“Keep your eye on the ball,” is good advice for a 5-year-old.
It is a rough, approximate instruction. When analyzed with a 5-year-old’s level of understanding, it accurately describes the role the eye is playing during a tennis stroke.
In reality, though, it’s impossible to physically “keep your eye on the ball” while playing tennis. Simply put, the ball’s motion is too fast. While you certainly should be mentally focusing on the ball throughout its entire flight, physically, your eyes will be performing a task that’s a little more complex.
The fovea is the small part of your eye that sees the best. It’s only 1.5mm across, and it possesses the highest density of cones of any part of your retina. Even though the fovea is so small, half of your brain’s visual cortex is dedicated to processing information from the fovea, because it’s the part of your eye that’s capable of observing fine details. Actually, it’s the only part of your eye capable of seeing in 20/20 vision.
Only 1-2 degrees of your visual field is captured by the fovea. This is the vision you perceive as your area of focus. As you read this sentence, for example, your foveal vision is jumping from one group of words to the next. When the word is on your fovea, it’s crystal clear, and you can read it, and if it weren’t on your fovea, you wouldn’t be able to.
Try it for yourself. While focusing on this sentence, try to read the words on the top of the page. You can’t, unless, of course, you jump your focus up there.
Tracking a Moving Object
In an ideal world, your eye would track a moving object by keeping that object’s reflection on the fovea at all times. That way, the object would always appear in crystal clear, foveal focus, and any fine details about it, or its motion, would be readily available to the tracker, throughout the object’s flight.
Sometimes, this is possible, and sometimes it isn’t. It all depends on how fast the object is moving in relation to the eye.
Smooth Pursuit Tracking
If an object is moving slowly enough, the brain is capable of keeping that object on the fovea for an extended period of time, and the eye is moved along with the object in order to do so.
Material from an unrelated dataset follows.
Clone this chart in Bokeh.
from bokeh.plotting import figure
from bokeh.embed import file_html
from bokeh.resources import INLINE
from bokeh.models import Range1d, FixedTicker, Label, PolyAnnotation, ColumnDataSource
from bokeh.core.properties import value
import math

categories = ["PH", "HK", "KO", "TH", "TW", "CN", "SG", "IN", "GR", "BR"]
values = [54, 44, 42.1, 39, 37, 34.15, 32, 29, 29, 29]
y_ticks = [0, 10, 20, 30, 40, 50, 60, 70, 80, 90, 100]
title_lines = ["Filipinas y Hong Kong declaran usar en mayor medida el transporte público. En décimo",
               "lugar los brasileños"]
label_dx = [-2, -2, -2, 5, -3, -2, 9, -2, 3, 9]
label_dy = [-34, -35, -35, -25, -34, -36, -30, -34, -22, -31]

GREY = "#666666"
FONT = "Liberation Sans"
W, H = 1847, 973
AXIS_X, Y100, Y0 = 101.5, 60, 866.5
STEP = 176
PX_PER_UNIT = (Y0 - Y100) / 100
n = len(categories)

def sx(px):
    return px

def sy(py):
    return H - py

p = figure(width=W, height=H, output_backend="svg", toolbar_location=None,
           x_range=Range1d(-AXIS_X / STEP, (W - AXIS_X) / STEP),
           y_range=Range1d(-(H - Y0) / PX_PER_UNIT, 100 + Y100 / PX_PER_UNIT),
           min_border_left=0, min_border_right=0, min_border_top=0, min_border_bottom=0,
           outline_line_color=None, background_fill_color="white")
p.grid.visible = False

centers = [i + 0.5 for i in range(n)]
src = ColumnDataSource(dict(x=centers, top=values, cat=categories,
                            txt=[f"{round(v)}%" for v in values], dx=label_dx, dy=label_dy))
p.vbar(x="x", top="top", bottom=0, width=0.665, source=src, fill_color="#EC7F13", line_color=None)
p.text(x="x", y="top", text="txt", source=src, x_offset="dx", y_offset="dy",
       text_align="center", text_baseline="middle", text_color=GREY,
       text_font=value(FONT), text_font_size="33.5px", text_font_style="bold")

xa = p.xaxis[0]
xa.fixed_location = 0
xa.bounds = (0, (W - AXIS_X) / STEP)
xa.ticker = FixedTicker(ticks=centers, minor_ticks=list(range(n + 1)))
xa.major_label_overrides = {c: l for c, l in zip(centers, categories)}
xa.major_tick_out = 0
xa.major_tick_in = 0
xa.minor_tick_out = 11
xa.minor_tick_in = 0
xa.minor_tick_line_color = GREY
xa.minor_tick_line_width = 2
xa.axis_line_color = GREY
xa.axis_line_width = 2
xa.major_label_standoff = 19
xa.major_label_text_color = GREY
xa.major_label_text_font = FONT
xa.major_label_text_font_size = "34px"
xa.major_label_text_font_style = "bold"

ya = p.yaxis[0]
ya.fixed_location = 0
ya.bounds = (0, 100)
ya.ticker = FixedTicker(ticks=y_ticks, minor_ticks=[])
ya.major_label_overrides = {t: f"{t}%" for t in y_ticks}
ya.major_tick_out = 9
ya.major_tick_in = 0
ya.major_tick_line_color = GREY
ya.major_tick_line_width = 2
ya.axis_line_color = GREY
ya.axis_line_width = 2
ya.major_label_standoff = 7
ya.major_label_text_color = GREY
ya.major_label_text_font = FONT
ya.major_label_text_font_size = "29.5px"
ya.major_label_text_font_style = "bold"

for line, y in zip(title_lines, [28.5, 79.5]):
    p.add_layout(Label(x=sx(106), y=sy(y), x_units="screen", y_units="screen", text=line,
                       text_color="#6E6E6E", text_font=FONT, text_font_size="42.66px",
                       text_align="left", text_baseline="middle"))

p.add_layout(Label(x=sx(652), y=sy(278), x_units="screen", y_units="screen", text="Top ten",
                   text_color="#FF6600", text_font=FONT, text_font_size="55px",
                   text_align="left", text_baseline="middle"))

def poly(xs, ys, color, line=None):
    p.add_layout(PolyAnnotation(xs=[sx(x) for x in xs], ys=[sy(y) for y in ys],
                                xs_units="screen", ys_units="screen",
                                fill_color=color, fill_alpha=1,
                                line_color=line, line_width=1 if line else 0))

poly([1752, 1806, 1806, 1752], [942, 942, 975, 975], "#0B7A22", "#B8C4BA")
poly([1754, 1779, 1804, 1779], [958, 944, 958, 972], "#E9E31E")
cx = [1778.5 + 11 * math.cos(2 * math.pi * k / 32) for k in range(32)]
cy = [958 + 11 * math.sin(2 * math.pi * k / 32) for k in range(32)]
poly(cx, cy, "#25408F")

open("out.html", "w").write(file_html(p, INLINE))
Interestingly, most humans are not actually capable of moving the eye smoothly unless they are tracking a moving object, but once a moving object is presented, they are able to smoothly follow it.
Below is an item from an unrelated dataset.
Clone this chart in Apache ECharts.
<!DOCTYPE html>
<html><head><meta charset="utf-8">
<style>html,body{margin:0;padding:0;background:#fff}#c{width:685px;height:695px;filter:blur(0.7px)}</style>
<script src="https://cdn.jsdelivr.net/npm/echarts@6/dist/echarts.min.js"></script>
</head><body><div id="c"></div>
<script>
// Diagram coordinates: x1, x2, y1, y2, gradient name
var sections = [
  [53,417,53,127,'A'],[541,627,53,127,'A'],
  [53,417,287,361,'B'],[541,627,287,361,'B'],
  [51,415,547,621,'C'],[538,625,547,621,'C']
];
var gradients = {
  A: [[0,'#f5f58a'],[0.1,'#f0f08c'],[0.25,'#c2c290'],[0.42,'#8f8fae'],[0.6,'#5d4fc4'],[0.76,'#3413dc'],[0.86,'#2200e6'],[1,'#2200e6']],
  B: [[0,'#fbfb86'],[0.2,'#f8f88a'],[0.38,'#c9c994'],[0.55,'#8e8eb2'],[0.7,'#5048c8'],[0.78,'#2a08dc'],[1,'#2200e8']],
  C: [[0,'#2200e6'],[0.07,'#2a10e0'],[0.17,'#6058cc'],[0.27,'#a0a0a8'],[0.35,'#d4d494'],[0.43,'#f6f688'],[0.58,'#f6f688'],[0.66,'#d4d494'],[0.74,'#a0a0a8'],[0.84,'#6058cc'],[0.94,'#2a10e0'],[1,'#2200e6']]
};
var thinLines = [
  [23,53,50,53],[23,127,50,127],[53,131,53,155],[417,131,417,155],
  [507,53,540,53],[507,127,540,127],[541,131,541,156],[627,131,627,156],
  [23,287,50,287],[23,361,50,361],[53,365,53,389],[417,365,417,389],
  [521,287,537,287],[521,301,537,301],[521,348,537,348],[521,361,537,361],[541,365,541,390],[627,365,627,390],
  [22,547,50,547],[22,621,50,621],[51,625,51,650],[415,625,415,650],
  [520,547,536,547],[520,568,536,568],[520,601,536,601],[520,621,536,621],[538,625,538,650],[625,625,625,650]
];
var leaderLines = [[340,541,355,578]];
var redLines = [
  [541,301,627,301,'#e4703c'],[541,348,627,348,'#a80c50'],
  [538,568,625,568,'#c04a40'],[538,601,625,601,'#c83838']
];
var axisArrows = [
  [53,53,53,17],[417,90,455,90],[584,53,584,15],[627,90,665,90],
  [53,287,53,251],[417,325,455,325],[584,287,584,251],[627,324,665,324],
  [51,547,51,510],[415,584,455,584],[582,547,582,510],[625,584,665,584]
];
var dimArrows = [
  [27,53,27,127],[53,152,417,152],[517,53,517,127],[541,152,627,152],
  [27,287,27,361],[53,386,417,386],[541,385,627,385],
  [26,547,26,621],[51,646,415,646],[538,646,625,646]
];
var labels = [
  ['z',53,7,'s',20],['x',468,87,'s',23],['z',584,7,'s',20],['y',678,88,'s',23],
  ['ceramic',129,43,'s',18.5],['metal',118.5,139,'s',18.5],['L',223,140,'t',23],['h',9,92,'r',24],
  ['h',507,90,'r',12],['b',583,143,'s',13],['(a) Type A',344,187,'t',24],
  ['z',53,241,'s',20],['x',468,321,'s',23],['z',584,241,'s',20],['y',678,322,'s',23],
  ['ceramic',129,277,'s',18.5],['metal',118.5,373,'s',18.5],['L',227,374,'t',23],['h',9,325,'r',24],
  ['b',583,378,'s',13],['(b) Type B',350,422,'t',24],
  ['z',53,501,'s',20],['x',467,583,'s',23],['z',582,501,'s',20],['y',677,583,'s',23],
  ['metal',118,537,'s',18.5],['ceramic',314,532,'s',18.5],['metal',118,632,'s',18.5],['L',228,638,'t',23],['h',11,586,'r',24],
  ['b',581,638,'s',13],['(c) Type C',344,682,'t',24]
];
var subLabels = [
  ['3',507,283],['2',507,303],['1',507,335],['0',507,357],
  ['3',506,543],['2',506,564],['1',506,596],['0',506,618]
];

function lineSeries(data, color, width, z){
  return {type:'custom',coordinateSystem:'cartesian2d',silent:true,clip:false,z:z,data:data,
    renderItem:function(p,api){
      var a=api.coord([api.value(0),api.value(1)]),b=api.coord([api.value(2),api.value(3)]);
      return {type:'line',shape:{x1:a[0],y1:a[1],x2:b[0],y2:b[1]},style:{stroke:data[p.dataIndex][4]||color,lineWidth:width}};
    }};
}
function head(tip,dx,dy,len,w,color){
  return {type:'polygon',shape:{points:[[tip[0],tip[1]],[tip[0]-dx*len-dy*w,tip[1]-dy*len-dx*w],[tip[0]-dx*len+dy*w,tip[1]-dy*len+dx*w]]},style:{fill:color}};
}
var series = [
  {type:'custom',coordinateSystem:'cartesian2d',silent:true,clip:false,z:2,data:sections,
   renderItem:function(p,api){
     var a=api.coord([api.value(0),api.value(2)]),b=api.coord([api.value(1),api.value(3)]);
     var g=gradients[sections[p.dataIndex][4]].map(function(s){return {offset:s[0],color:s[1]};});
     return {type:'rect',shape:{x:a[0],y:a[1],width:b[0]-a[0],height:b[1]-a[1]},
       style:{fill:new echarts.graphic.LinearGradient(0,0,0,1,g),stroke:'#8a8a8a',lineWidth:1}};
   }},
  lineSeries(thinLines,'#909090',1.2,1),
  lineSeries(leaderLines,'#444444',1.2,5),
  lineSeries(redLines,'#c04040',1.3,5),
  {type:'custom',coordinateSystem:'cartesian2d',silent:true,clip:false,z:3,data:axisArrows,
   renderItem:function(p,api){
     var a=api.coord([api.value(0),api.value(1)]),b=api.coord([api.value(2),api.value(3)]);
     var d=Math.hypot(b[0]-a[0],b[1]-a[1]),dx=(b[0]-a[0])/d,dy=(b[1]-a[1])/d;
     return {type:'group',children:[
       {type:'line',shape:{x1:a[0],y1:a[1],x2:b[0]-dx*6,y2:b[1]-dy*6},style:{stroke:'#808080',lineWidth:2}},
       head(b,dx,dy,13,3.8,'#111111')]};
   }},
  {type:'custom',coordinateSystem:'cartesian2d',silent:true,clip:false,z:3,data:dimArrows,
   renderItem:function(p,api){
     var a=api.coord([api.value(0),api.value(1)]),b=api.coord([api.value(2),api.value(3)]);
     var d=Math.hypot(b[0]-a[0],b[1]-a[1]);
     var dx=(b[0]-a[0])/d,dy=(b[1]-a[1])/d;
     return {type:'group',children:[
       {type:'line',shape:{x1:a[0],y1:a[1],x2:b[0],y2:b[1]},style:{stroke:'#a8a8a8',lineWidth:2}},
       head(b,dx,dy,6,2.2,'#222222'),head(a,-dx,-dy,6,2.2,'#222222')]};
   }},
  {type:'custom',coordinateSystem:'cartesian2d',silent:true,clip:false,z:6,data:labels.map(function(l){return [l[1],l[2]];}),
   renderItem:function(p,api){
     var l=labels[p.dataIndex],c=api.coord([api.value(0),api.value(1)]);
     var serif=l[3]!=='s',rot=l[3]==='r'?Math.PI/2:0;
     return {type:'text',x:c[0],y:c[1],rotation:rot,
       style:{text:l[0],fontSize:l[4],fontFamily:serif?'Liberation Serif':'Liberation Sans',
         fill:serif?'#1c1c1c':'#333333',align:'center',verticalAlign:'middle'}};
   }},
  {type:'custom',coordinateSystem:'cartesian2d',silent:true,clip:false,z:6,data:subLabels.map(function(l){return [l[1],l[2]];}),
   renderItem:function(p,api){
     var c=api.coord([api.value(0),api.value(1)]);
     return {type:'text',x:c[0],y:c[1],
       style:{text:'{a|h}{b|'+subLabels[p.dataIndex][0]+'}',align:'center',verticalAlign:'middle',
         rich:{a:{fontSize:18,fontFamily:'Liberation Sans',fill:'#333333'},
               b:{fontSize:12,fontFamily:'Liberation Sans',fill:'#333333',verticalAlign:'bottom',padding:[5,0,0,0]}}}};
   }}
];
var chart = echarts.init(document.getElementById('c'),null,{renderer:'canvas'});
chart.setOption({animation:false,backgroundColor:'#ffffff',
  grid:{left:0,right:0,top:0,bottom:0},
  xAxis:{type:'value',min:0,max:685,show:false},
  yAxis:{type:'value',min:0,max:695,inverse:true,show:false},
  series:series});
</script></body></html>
The ability to smoothly track an object varies from person to person, and it does appear to be higher in certain kinds of athletes, like tennis players (hey, that’s us!). Every person’s smooth pursuit tracking system has a limit. Once an object’s motion surpasses somewhere between 30 and 100 degrees/second (depends on the person), smooth tracking becomes impossible, and the eye is forced to track in a different manner.
The eye’s second tracking method utilizes quick jumps from one fixation to another, called saccades. As you’ve been reading this article, your eyes have performed many saccades, from one group of words, to the next.
You are blind for a few milliseconds during your saccade. During tracking, when performing a saccade to a new point of interest, your eyes must arrive at the new point before the moving object, so that your saccade is completed by the time the object arrives. If, on the other hand, your saccade is still in progress as the object enters your foveal vision, you won’t see it, and your brain will backfill your memory with a later image to trick you into thinking you did.
Saccadic jumps in athletics are often predictive. The brain predicts a future point of interest, and then jumps the eyes there before the object arrives, giving the image time to stabilize before the object gets there. This way, when the object actually arrives, and reveals its valuable motion information, the eyes are ready and focused, saccade completed, lying in wait.
Just like with smooth pursuit tracking, certain athletes, like fencers and tennis players, have been shown to demonstrate better saccadic accuracy than other athletes of less visually demanding sports, and than control groups.
Smooth Pursuit Tracking in Tennis
When you think of “watching the ball,” you’re thinking of smooth pursuit tracking. “Keep your eye on the ball,” can be specified as “keep the ball on your fovea, such that it’s always in focus.”
And this works… sort of. It works when the speed of the ball is low.
The problem many players run into, as they move up in level (or when returning serve), is that the speed of the ball dramatically increases, and with only smooth pursuit habits built into their vision, their ability to see breaks down.
Predictive Saccades in Tennis
Once the ball is moving sufficiently fast, it’s impossible to keep it on the fovea for its entire flight. As such, we must decide when to see it, and when to be okay with not seeing it. Yes, that’s right. Since you’re blind during your saccades, there will be times during the ball’s flight when you will not see it, and that’s okay.
Actually, it’s better.
Research has shown that elite athletes in tracking sports perform fewer fixations to more important points of interest, and they hold their final fixation for longer, than less skilled athletes. This, ultimately, is how you’re going to transform your tennis vision on faster and heavier balls.
You’re going to focus on gathering a few, critical points of visual information, using predictive saccades. You will perform those predictive saccades accurately, and early enough that they finish before the ball arrives.
When the ball is fast, this will work much better than merely trying to “keep your eye on the ball.”